Requirement: Below is a set of records. Repeat all of them exactly.

#### Given data

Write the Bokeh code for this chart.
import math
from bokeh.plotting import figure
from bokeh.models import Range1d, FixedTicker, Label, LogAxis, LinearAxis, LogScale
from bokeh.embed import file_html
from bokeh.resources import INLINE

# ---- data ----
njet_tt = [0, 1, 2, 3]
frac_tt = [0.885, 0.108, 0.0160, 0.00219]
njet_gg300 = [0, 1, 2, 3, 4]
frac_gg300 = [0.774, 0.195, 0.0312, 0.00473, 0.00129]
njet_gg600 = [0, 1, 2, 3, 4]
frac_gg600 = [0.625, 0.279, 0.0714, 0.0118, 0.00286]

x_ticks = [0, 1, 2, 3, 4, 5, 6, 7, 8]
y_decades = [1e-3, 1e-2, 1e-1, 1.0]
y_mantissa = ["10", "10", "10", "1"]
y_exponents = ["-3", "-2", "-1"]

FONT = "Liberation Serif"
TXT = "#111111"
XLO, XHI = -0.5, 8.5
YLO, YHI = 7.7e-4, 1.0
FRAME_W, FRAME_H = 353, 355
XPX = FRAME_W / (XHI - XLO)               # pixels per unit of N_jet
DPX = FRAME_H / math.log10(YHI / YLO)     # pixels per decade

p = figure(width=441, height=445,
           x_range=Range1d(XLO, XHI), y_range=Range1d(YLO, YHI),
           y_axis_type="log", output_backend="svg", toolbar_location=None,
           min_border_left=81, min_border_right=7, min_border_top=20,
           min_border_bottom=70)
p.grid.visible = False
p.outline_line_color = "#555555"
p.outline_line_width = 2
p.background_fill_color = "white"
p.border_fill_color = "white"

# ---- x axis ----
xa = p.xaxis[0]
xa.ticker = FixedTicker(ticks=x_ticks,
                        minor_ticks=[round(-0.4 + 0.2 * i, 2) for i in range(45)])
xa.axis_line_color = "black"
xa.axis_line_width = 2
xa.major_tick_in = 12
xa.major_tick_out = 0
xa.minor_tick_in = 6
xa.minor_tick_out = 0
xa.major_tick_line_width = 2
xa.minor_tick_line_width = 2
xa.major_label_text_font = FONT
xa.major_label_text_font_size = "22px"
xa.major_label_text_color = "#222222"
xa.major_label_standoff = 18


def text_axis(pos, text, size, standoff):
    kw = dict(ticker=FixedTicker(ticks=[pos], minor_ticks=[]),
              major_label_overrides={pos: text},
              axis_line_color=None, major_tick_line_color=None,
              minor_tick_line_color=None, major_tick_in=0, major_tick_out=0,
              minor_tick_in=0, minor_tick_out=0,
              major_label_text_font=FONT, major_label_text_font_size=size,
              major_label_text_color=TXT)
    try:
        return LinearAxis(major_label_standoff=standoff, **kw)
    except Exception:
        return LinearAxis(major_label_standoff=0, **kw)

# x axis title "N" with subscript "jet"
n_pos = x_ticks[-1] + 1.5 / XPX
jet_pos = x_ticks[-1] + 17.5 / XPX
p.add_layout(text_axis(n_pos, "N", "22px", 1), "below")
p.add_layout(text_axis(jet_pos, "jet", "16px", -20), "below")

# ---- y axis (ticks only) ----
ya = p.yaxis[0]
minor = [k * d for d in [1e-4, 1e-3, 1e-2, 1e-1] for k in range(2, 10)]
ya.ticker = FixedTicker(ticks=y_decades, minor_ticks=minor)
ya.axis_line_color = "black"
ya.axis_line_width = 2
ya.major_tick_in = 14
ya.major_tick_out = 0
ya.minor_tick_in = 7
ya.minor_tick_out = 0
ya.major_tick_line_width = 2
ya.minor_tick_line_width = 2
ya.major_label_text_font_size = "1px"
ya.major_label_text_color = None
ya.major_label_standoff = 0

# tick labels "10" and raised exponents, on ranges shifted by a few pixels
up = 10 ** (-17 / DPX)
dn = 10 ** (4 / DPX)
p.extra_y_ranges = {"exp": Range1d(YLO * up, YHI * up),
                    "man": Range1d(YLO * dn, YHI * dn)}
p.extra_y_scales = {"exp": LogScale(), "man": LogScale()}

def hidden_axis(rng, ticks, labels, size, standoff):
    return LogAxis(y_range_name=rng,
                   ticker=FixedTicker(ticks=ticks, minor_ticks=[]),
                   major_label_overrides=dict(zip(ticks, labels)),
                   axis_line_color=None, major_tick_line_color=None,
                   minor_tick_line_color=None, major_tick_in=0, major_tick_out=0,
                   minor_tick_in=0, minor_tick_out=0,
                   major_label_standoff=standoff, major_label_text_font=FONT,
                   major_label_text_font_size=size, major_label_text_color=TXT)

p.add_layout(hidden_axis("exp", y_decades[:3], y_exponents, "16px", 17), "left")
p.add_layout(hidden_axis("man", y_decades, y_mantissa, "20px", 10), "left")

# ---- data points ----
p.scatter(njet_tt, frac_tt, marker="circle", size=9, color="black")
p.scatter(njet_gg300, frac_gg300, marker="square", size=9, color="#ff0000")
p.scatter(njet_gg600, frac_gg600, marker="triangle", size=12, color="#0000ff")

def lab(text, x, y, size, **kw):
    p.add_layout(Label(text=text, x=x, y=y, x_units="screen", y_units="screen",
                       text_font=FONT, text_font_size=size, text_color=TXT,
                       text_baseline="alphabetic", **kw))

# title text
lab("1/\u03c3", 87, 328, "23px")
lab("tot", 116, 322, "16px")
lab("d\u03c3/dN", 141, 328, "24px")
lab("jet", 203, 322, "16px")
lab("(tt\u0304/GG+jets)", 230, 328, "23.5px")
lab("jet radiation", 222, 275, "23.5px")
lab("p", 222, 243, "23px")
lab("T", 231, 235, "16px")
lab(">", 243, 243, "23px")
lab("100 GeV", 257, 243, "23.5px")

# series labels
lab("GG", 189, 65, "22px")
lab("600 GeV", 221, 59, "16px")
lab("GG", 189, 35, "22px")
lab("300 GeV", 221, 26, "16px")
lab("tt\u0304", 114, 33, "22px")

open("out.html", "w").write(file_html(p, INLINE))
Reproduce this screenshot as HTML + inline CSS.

########

Answer for this exercise:
Write the Bokeh code for this chart.
import math
from bokeh.plotting import figure
from bokeh.models import Range1d, FixedTicker, Label, LogAxis, LinearAxis, LogScale
from bokeh.embed import file_html
from bokeh.resources import INLINE

# ---- data ----
njet_tt = [0, 1, 2, 3]
frac_tt = [0.885, 0.108, 0.0160, 0.00219]
njet_gg300 = [0, 1, 2, 3, 4]
frac_gg300 = [0.774, 0.195, 0.0312, 0.00473, 0.00129]
njet_gg600 = [0, 1, 2, 3, 4]
frac_gg600 = [0.625, 0.279, 0.0714, 0.0118, 0.00286]

x_ticks = [0, 1, 2, 3, 4, 5, 6, 7, 8]
y_decades = [1e-3, 1e-2, 1e-1, 1.0]
y_mantissa = ["10", "10", "10", "1"]
y_exponents = ["-3", "-2", "-1"]

FONT = "Liberation Serif"
TXT = "#111111"
XLO, XHI = -0.5, 8.5
YLO, YHI = 7.7e-4, 1.0
FRAME_W, FRAME_H = 353, 355
XPX = FRAME_W / (XHI - XLO)               # pixels per unit of N_jet
DPX = FRAME_H / math.log10(YHI / YLO)     # pixels per decade

p = figure(width=441, height=445,
           x_range=Range1d(XLO, XHI), y_range=Range1d(YLO, YHI),
           y_axis_type="log", output_backend="svg", toolbar_location=None,
           min_border_left=81, min_border_right=7, min_border_top=20,
           min_border_bottom=70)
p.grid.visible = False
p.outline_line_color = "#555555"
p.outline_line_width = 2
p.background_fill_color = "white"
p.border_fill_color = "white"

# ---- x axis ----
xa = p.xaxis[0]
xa.ticker = FixedTicker(ticks=x_ticks,
                        minor_ticks=[round(-0.4 + 0.2 * i, 2) for i in range(45)])
xa.axis_line_color = "black"
xa.axis_line_width = 2
xa.major_tick_in = 12
xa.major_tick_out = 0
xa.minor_tick_in = 6
xa.minor_tick_out = 0
xa.major_tick_line_width = 2
xa.minor_tick_line_width = 2
xa.major_label_text_font = FONT
xa.major_label_text_font_size = "22px"
xa.major_label_text_color = "#222222"
xa.major_label_standoff = 18


def text_axis(pos, text, size, standoff):
    kw = dict(ticker=FixedTicker(ticks=[pos], minor_ticks=[]),
              major_label_overrides={pos: text},
              axis_line_color=None, major_tick_line_color=None,
              minor_tick_line_color=None, major_tick_in=0, major_tick_out=0,
              minor_tick_in=0, minor_tick_out=0,
              major_label_text_font=FONT, major_label_text_font_size=size,
              major_label_text_color=TXT)
    try:
        return LinearAxis(major_label_standoff=standoff, **kw)
    except Exception:
        return LinearAxis(major_label_standoff=0, **kw)

# x axis title "N" with subscript "jet"
n_pos = x_ticks[-1] + 1.5 / XPX
jet_pos = x_ticks[-1] + 17.5 / XPX
p.add_layout(text_axis(n_pos, "N", "22px", 1), "below")
p.add_layout(text_axis(jet_pos, "jet", "16px", -20), "below")

# ---- y axis (ticks only) ----
ya = p.yaxis[0]
minor = [k * d for d in [1e-4, 1e-3, 1e-2, 1e-1] for k in range(2, 10)]
ya.ticker = FixedTicker(ticks=y_decades, minor_ticks=minor)
ya.axis_line_color = "black"
ya.axis_line_width = 2
ya.major_tick_in = 14
ya.major_tick_out = 0
ya.minor_tick_in = 7
ya.minor_tick_out = 0
ya.major_tick_line_width = 2
ya.minor_tick_line_width = 2
ya.major_label_text_font_size = "1px"
ya.major_label_text_color = None
ya.major_label_standoff = 0

# tick labels "10" and raised exponents, on ranges shifted by a few pixels
up = 10 ** (-17 / DPX)
dn = 10 ** (4 / DPX)
p.extra_y_ranges = {"exp": Range1d(YLO * up, YHI * up),
                    "man": Range1d(YLO * dn, YHI * dn)}
p.extra_y_scales = {"exp": LogScale(), "man": LogScale()}

def hidden_axis(rng, ticks, labels, size, standoff):
    return LogAxis(y_range_name=rng,
                   ticker=FixedTicker(ticks=ticks, minor_ticks=[]),
                   major_label_overrides=dict(zip(ticks, labels)),
                   axis_line_color=None, major_tick_line_color=None,
                   minor_tick_line_color=None, major_tick_in=0, major_tick_out=0,
                   minor_tick_in=0, minor_tick_out=0,
                   major_label_standoff=standoff, major_label_text_font=FONT,
                   major_label_text_font_size=size, major_label_text_color=TXT)

p.add_layout(hidden_axis("exp", y_decades[:3], y_exponents, "16px", 17), "left")
p.add_layout(hidden_axis("man", y_decades, y_mantissa, "20px", 10), "left")

# ---- data points ----
p.scatter(njet_tt, frac_tt, marker="circle", size=9, color="black")
p.scatter(njet_gg300, frac_gg300, marker="square", size=9, color="#ff0000")
p.scatter(njet_gg600, frac_gg600, marker="triangle", size=12, color="#0000ff")

def lab(text, x, y, size, **kw):
    p.add_layout(Label(text=text, x=x, y=y, x_units="screen", y_units="screen",
                       text_font=FONT, text_font_size=size, text_color=TXT,
                       text_baseline="alphabetic", **kw))

# title text
lab("1/\u03c3", 87, 328, "23px")
lab("tot", 116, 322, "16px")
lab("d\u03c3/dN", 141, 328, "24px")
lab("jet", 203, 322, "16px")
lab("(tt\u0304/GG+jets)", 230, 328, "23.5px")
lab("jet radiation", 222, 275, "23.5px")
lab("p", 222, 243, "23px")
lab("T", 231, 235, "16px")
lab(">", 243, 243, "23px")
lab("100 GeV", 257, 243, "23.5px")

# series labels
lab("GG", 189, 65, "22px")
lab("600 GeV", 221, 59, "16px")
lab("GG", 189, 35, "22px")
lab("300 GeV", 221, 26, "16px")
lab("tt\u0304", 114, 33, "22px")

open("out.html", "w").write(file_html(p, INLINE))
Reproduce this screenshot as HTML + inline CSS.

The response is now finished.